La carrière littéraire de Ken Kesey, auteur de Vol au-dessus d’un nid de coucou, a pâti de l’écrasante notoriété de ce roman devenu film culte. De nombreux pans de son œuvre méritent eux aussi la lumière, comme ce magistral Et quelquefois j’ai comme une grande idée paru en 1964.

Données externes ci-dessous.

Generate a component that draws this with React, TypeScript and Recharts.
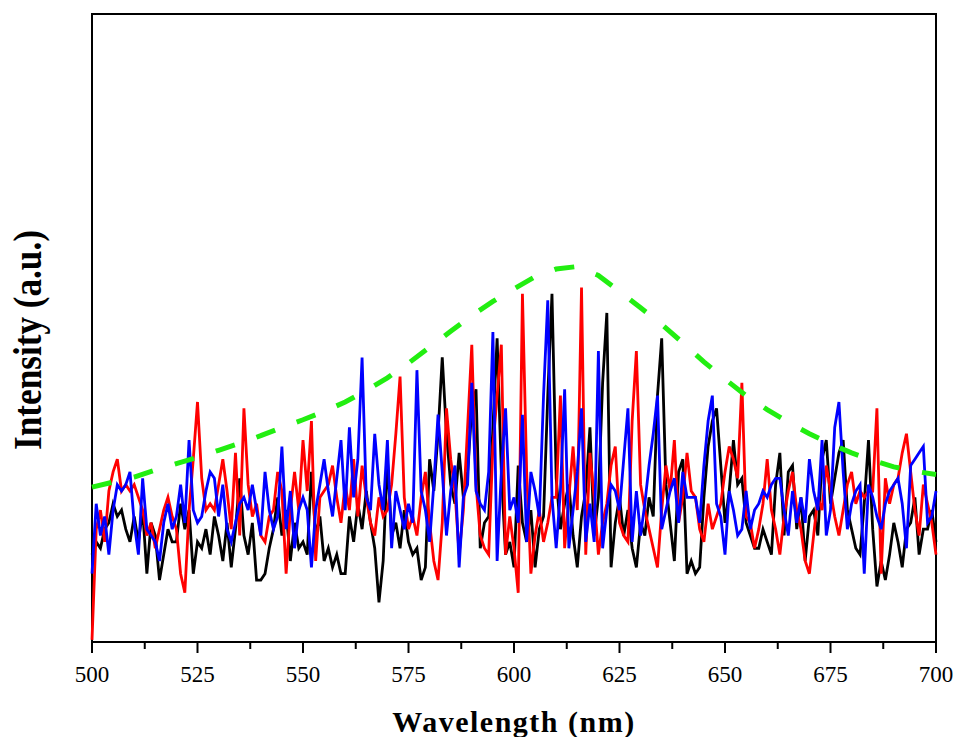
import React from 'react';
import { LineChart, Line, XAxis, YAxis, ReferenceArea } from 'recharts';

// sampled wavelength grid (nm), 1 nm step
const wavelengths: number[] = Array.from({ length: 201 }, (_, i) => 500 + i);

const black: number[] = [
  15, 17, 16, 19, 20, 23, 21, 22, 19, 17,
  21, 17, 22, 12, 20, 18, 11, 15, 19, 17,
  17, 23, 19, 22, 12, 17, 16, 19, 15, 21,
  18, 14, 20, 13, 19, 27, 18, 15, 20, 11,
  11, 12, 16, 19, 24, 18, 22, 14, 20, 16,
  17, 15, 28, 18, 21, 14, 16, 13, 15, 12,
  12, 21, 17, 23, 19, 25, 20, 16, 7.5, 14,
  30, 18, 20, 16, 22, 17, 15, 16, 11, 13,
  30, 25, 34, 46, 34, 26, 23, 31, 24, 28,
  38, 41, 16, 20, 21, 35, 49, 28, 15, 17,
  13, 29, 20, 17, 22, 13, 19, 21, 40, 56,
  27, 19, 23, 26, 18, 13, 21, 25, 35, 18,
  24, 42, 53, 13, 20, 24, 18, 22, 16, 13,
  20, 18, 24, 21, 40, 49, 26, 20, 14, 28,
  30, 12, 14, 12, 13, 24, 32, 36, 38, 29,
  20, 25, 33, 26, 27, 20, 18, 16, 16, 19,
  17, 15, 26, 31, 18, 28, 29, 19, 24, 14,
  21, 22, 18, 30, 33, 23, 27, 31, 33, 22,
  19, 16, 15, 23, 33, 19, 10, 14, 11, 15,
  20, 17, 13, 19, 20, 24, 15, 19, 19, 22, 17,
];

const red: number[] = [
  1.6, 19, 22, 17, 25, 28, 30, 25, 26, 25,
  26, 24, 22, 18, 20, 16, 19, 22, 24, 21,
  19, 12, 9, 22, 30, 39, 27, 22, 23, 22,
  26, 30, 25, 19, 31, 18, 38, 26, 21, 23,
  18, 17, 21, 22, 28, 25, 12, 22, 28, 22,
  33, 25, 36, 14, 24, 25, 26, 29, 24, 20,
  26, 22, 30, 21, 29, 24, 20, 18, 24, 21,
  22, 26, 34, 43, 24, 19, 21, 18, 24, 28,
  20, 14, 11, 20, 38, 30, 25, 15, 22, 35,
  48, 26, 18, 16, 15, 32, 40, 48, 15, 21,
  16, 9, 56, 28, 12, 18, 22, 17, 20, 24,
  24, 40, 16, 24, 32, 22, 57, 15, 31, 24,
  15, 20, 23, 29, 32, 20, 18, 17, 36, 47,
  26, 22, 19, 16, 13, 22, 29, 25, 33, 20,
  24, 31, 25, 24, 19, 17, 23, 19, 21, 23,
  28, 32, 30, 27, 42, 21, 20, 16, 19, 23,
  30, 22, 19, 15, 21, 25, 28, 22, 19, 14,
  12, 18, 24, 22, 29, 25, 21, 18, 22, 26,
  28, 23, 25, 24, 25, 25, 38, 12, 27, 23,
  26, 27, 31, 34, 28, 22, 18, 26, 23, 20, 15,
];

const blue: number[] = [
  12, 23, 18, 21, 15, 22, 26, 25, 26, 28,
  20, 15, 27, 19, 18, 17, 14, 20, 23, 19,
  21, 26, 20, 33, 22, 20, 21, 25, 28, 27,
  21, 26, 19, 17, 20, 23, 24, 22, 26, 22,
  18, 28, 22, 19, 21, 32, 19, 25, 16, 22,
  24, 22, 13, 22, 26, 30, 25, 21, 27, 33,
  22, 35, 24, 30, 46, 24, 22, 34, 26, 22,
  33, 16, 25, 22, 19, 23, 20, 44, 25, 22,
  17, 26, 37, 28, 18, 25, 29, 13, 24, 26,
  42, 25, 23, 22, 28, 50, 14, 28, 38, 22,
  24, 20, 37, 17, 28, 25, 21, 40, 55, 24,
  16, 25, 41, 16, 22, 28, 38, 17, 23, 17,
  47, 16, 22, 26, 25, 22, 30, 38, 17, 25,
  18, 23, 29, 34, 40, 19, 22, 25, 27, 20,
  28, 24, 24, 24, 20, 29, 36, 40, 23, 21,
  15, 25, 22, 18, 19, 25, 19, 22, 23, 25,
  24, 26, 27, 27, 22, 18, 25, 20, 24, 20,
  30, 25, 22, 33, 18, 22, 35, 39, 28, 19,
  23, 25, 26, 12, 26, 24, 21, 19, 23, 25,
  26, 27, 23, 16, 29, 30, 31, 32, 20, 21, 25,
];

const greenWavelengths: number[] = [
  500, 505, 510, 515, 520, 525, 530, 535, 540, 545,
  550, 555, 560, 565, 570, 575, 580, 585, 590, 595,
  600, 605, 610, 615, 620, 625, 630, 635, 640, 645,
  650, 655, 660, 665, 670, 675, 680, 685, 690, 695, 700,
];
const green: number[] = [
  25.6, 26.4, 27.2, 28.3, 29.3, 30.3, 31.4, 32.5, 33.7, 35.0,
  36.2, 37.5, 39.0, 40.8, 42.8, 45.1, 47.6, 50.1, 52.6, 54.8,
  56.8, 58.7, 59.9, 60.3, 58.9, 56.4, 53.8, 51.2, 48.3, 45.3,
  42.6, 40.0, 37.8, 35.8, 34.0, 32.4, 31.0, 29.8, 28.8, 28.1, 27.6,
];

const xTicks: number[] = [
  500, 512.5, 525, 537.5, 550, 562.5, 575, 587.5, 600, 612.5,
  625, 637.5, 650, 662.5, 675, 687.5, 700,
];
const majorStep = 25;
const xDomain: [number, number] = [500, 700];
const yDomain: [number, number] = [1.26, 100];

const rows = wavelengths.map((w, i) => {
  const gi = greenWavelengths.indexOf(w);
  return {
    w,
    black: black[i],
    red: red[i],
    blue: blue[i],
    green: gi >= 0 ? green[gi] : null,
  };
});

const serif = "'Liberation Serif', 'Times New Roman', Times, serif";

const XTick = (props: any) => {
  const { x, y, payload } = props;
  const v = payload.value;
  const major = v % majorStep === 0;
  return (
    <g>
      <line x1={x} x2={x} y1={y} y2={y + (major ? 11 : 7)} stroke="#000" strokeWidth={2} />
      {major && (
        <text x={x} y={y + 40} textAnchor="middle" fontFamily={serif} fontSize={23} fill="#000">
          {v}
        </text>
      )}
    </g>
  );
};

const XTitle = (props: any) => {
  const vb = props.viewBox || { x: 92, width: 844 };
  const cx = vb.x + vb.width / 2;
  return (
    <text
      x={cx}
      y={732}
      textAnchor="middle"
      fontFamily={serif}
      fontWeight="bold"
      fontSize={30}
      letterSpacing={1.5}
      fill="#000"
    >
      Wavelength (nm)
    </text>
  );
};

const YTitle = (props: any) => {
  const vb = props.viewBox || { y: 14, height: 628 };
  const cy = vb.y + vb.height / 2 + 12;
  return (
    <text
      transform={`translate(41,${cy}) rotate(-90) scale(0.88,1)`}
      x={0}
      y={0}
      textAnchor="middle"
      fontFamily={serif}
      fontWeight="bold"
      fontSize={40}
      fill="#000"
    >
      Intensity (a.u.)
    </text>
  );
};

export default function App() {
  return (
    <div style={{ position: 'absolute', left: 0, top: 0, width: 957, height: 737, overflow: 'hidden' }}>
      <LineChart
        width={957}
        height={737}
        data={rows}
        margin={{ top: 14, right: 21, left: 92, bottom: 35 }}
      >
        <XAxis
          dataKey="w"
          type="number"
          domain={xDomain}
          ticks={xTicks}
          allowDecimals
          interval={0}
          height={60}
          tickSize={0}
          tickMargin={0}
          tickLine={false}
          tick={<XTick />}
          axisLine={{ stroke: '#000', strokeWidth: 2 }}
          label={{ content: <XTitle /> }}
        />
        <YAxis hide type="number" domain={yDomain} allowDataOverflow />
        <Line dataKey="black" stroke="#000000" strokeWidth={2.8} dot={false} isAnimationActive={false} />
        <Line dataKey="red" stroke="#ff0000" strokeWidth={2.8} dot={false} isAnimationActive={false} />
        <Line dataKey="blue" stroke="#0000ff" strokeWidth={2.8} dot={false} isAnimationActive={false} />
        <Line
          dataKey="green"
          stroke="#22ee11"
          strokeWidth={5}
          strokeDasharray="20 23"
          dot={false}
          connectNulls
          isAnimationActive={false}
        />
        <ReferenceArea
          x1={xDomain[0]}
          x2={xDomain[1]}
          y1={yDomain[0]}
          y2={yDomain[1]}
          fill="none"
          fillOpacity={0}
          stroke="#000"
          strokeWidth={2}
          ifOverflow="visible"
          label={{ content: <YTitle /> }}
        />
      </LineChart>
    </div>
  );
}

Ken Kesey, icône de la contre-culture des années 1960, était un personnage hors normes. Après avoir fait fortune avec un premier livre tiré de ses expériences personnelles de cobaye dans un laboratoire dédié à l’étude des psychotropes, il part à la découverte d’une Amérique en pleine mutation avec le poète et écrivain de la Beat Generation Neal Cassady et un jeune écrivain en herbe, Tom Wolfe. Quelques années plus tard, il publie ce magnifique Et quelquefois j’ai comme une grande idée, immense roman dont l’action prend pour cadre l’immédiat après-guerre et un camp de bûcherons de l’Oregon. Dans ce décor proche du Canada, rude, humide, où la nature domine, les membres de la famille Stamper affrontent les autorités municipales et un puissant syndicat sur fond de terres et d’exploitation forestière. Mais les conflits parasitent également les relations familiales. Hank, massif, physique, grande gueule habituée à régner sur son royaume d’une main de fer héritée du patriarche, Henry, bûcheron à l’ancienne qui ne s’entend pas du tout avec son frère Leland, universitaire éclairé et fumeur de haschich malingre, qui revient après dix ans loin de ses territoires originels. Il refuse de se conformer au diktat familial, à cette masculinité fruste aux antipodes de ses valeurs. Le conflit est inévitable. Cette famille restée figée dans le passé et repliée sur elle-même est disséquée avec brio par l’auteur, qui ausculte le sens du respect, de la fidélité, mais aussi les sentiments plus sombres de la vengeance. Kesey écrit la fable de l’homme contre la nature, de la communauté contre le capitalisme. On frôle parfois le Nature Writing, ce genre romanesque magnifiant les paysages, les odeurs, les bruits, les cris des sous-bois. Mais Et quelquefois j’ai comme une grande idée évoque aussi Faulkner, ou même Capote pour sa forme journalistique. C’est un très grand livre, une nouvelle pépite des éditions Monsieur Toussaint Louverture.